The road from Iraklion winds south through the town of Agia Barbara and descends to the Mesara Plain at a small village which is still called, to this day, Agioi Deka. Agioi Deka is built on the eastern part of the ancient city of Gortyn. Gortyn is one of my favourite sites in Crete and more will be written of this exciting city of Crete which was the capital for many centuries of Crete and north Africa.

At the end of the second century AD, Christianity was spreading across Crete thanks to the earlier work of the Apostle Titus, a Cretan who was student to the Apostle Paul who landed on the island around 62AD.  Titus became the Patron Saint of Crete and a huge Basilica with five aisles has now been discovered west of the centre of Gortyn near the village of Metropolis, which is called the church of St Titus. The old church of St Titus in the public area of the Gortyn site was not the original church by any means. It was just called that by an archeologist in the last century.

By the end of the second century AD Christianity was an important religion in Gortyn. Circa 170 to 190AD Gortyn had a very active Christian bishop called Philip who is today held as a saint in the Roman Catholic church. Every day we learn more about these times in Crete but the information is still pretty scarce. At least until the year 249AD. Within the Roman Empire that year was a leader called Emperor Decius who was deified as were all Roman leaders. Decius though, wanted the whole of the Roman Empire to worship his name and this happened in Gortyn. A shrine was set up and a great celebration declared to worship the Emperor Decius, god of Rome.

Although Gortyn was by now becoming a Christian city, no one argued with the Emperor of Rome. So everyone in Gortyn went through the motions watched by the Romans. All except ten men who used the moment to protest saying that no one should be worshipped except the true god, Jesus Christ. Consequently all ten were arrested.

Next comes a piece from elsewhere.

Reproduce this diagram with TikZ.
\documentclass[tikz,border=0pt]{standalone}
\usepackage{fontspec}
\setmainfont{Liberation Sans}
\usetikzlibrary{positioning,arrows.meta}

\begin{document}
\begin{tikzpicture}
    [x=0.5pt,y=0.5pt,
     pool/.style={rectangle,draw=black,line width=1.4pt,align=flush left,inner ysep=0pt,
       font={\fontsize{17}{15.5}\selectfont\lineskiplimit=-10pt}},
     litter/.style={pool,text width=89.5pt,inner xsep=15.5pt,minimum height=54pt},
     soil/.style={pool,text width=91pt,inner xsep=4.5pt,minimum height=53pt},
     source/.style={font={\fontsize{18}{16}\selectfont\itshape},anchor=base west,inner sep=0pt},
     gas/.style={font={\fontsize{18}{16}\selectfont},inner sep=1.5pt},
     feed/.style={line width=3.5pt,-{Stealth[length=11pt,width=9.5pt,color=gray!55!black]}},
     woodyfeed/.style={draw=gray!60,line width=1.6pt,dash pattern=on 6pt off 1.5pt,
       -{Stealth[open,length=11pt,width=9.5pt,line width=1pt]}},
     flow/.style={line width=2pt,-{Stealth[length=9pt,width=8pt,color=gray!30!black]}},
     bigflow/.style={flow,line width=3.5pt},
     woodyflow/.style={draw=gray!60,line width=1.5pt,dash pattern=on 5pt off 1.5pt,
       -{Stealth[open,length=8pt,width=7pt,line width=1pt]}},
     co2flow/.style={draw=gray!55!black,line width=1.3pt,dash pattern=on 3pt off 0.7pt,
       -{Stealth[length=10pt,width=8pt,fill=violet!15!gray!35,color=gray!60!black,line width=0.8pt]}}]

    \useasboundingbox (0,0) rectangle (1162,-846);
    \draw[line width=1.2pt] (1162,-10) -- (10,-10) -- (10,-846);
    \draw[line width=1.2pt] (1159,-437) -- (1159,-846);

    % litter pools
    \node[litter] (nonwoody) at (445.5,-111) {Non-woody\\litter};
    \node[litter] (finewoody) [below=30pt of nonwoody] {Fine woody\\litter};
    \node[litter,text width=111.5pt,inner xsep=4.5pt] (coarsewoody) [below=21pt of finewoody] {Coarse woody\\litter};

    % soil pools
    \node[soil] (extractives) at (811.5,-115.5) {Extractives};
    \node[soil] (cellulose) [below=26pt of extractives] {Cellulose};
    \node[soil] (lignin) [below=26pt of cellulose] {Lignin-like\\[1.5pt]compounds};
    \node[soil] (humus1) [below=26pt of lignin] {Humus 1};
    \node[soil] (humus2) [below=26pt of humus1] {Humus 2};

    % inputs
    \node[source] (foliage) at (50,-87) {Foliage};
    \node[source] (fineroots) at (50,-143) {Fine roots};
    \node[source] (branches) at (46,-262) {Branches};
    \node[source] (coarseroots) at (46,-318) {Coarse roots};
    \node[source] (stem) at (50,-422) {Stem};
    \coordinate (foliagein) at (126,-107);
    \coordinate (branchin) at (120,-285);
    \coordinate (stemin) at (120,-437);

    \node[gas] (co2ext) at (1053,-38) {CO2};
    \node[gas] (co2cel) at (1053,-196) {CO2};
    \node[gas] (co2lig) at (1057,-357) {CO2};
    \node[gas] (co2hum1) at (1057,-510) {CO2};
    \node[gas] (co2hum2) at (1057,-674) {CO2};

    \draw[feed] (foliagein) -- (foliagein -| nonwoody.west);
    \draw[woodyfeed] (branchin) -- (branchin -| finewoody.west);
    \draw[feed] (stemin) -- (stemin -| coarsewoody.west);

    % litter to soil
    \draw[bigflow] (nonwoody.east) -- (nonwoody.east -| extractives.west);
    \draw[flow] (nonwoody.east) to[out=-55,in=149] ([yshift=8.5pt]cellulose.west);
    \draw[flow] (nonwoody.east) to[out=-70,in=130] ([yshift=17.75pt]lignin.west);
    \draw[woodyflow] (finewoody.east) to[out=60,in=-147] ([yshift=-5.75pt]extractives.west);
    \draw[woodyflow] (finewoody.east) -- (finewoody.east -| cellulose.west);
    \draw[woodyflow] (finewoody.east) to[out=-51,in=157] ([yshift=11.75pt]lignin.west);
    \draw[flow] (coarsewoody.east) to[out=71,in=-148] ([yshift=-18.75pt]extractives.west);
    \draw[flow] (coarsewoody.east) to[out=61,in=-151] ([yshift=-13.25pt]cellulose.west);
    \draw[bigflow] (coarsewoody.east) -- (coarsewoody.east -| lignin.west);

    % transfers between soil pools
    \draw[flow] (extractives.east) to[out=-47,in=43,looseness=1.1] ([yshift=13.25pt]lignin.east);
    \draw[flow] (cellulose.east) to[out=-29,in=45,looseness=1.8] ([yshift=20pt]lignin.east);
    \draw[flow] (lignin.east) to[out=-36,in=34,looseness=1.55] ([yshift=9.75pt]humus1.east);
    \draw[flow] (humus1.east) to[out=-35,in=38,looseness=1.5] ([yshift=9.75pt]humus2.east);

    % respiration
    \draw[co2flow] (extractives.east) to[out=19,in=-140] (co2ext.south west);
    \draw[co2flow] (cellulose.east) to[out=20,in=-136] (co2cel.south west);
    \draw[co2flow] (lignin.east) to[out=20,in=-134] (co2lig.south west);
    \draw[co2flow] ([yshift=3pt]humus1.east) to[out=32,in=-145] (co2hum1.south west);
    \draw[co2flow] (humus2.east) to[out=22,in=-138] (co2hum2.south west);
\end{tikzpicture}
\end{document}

It is interesting though that this protest seemed to have been a planned protest. Although five of the men, Theodoulos, Satornilos, Euporos, Gelasios and Eunikianos came from Gortyn, the other five came from other cities such as: Pompios from Lebena, Agathapos from Panormos, Basiliedes from Kydonia (Hania), Zotikos from Knossos and Euarestos from Iraklion. The men were held in prison and tortured for one month. But they failed to change their opinions and so they were sentenced to death by the governor of Crete. The executions took place in Alonion, a part of Gortyn now known to be the main amphitheatre of Gortyn. Later in the reign of Constantine the Great of Eastern Rome now called Byzantium governed from Constantinopolis (Istanbul), permission was given to raise the bodies of the ten men, now sanctified as saints, and rebury them in holy ground in sarcophogi. No one knows exactly where they are buried for there is still so very much of Gortyn to discover.

The graves of the martyrs of Alonion, Gortyn may be the sarcophogi discovered during a rescue excavation in 1981. There was a low enclosure where stone sarcophogi were seen at the centre of which was a small votive pit. The site was then recovered and is now, apparently, no longer accessible. We just don’t know.

However the ten saints of Crete are still celebrated today for their courage and their sanctity and the previous centre of the amphitheatre Alonion now holds the church of the ten saints in the village of Agioi Deka, just south of the main road through the village. The church stands in the original oval of the centre of the amphitheatre and is dated to the late twelfth or early thirteenth century. It has a fine icon to the saints as well as wall paintings that depict the ten saints. It is well worth a look.

It is also worth remembering that the ten saints came from cities in central and western Crete suggesting that even in the third century AD, Christianity had not yet penetrated the east of the island.